「タイプS」の称号にふさわしい? アキュラMDX新型、米誌が試乗レポート

本田技研工業

 ホンダが海外向けに展開する高級ブランドのアキュラは、大型SUV「MDX」シリーズの上位モデルとなる「MDX タイプS」をアメリカで発売した。2月から店頭に並んでおり、現地の自動車各誌はそのパフォーマンスに熱い眼差しを注いでいる。

◆パフォーマンス向上で変貌
 タイプSの名にふさわしく、本モデルではパフォーマンスが向上している。最大馬力は355hp、最大トルクは354lb-ftとなっており、標準モデルのMDXよりもそれぞれ65hpと87lb-ft向上した。米ロード・ショー誌(3月7日)は、「結局のところタイプSの登場により、以前から競争力のあった3列SUVが、真に熱意のこもったものへと変貌した」と述べている。10速トランスミッションの制御プログラムも改善され、シフトダウンが40%、シフトアップが30%高速化された。
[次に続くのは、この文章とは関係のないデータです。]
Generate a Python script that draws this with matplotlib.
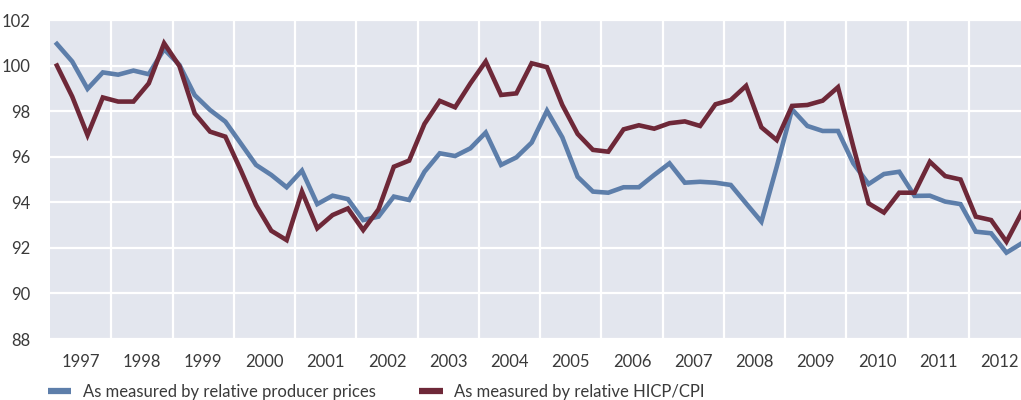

 一方でさらなる向上を望む声も出ている。米カー&ドライバー誌(3月8日)はシートやオーディオなどの装備の充実を認めつつも、「一方で我々のような熱心な愛好家は、タイプSのブランドを冠するものに対し、もう少しパフォーマンス面での期待を抱いていたのかもしれない」と本音を洩らしている。「このV6ターボにはMDXを安心して動かすのに十分なパワーがあるが、我々が望んでいたほど個性的なわけでもレスポンスに優れるわけでもない」と述べ、予想との違いを嘆く内容だ。タイプSの加速性能はスタンダードモデルよりも改善が見込まれるものの、テストドライブを終えた同誌は、オールシーズン・タイヤのグリップ性能が冴えないほか、パワステのサポートが過剰気味で人工的な感触がしたと評価している。タイプSのバッジに対する期待は大きかったようだ。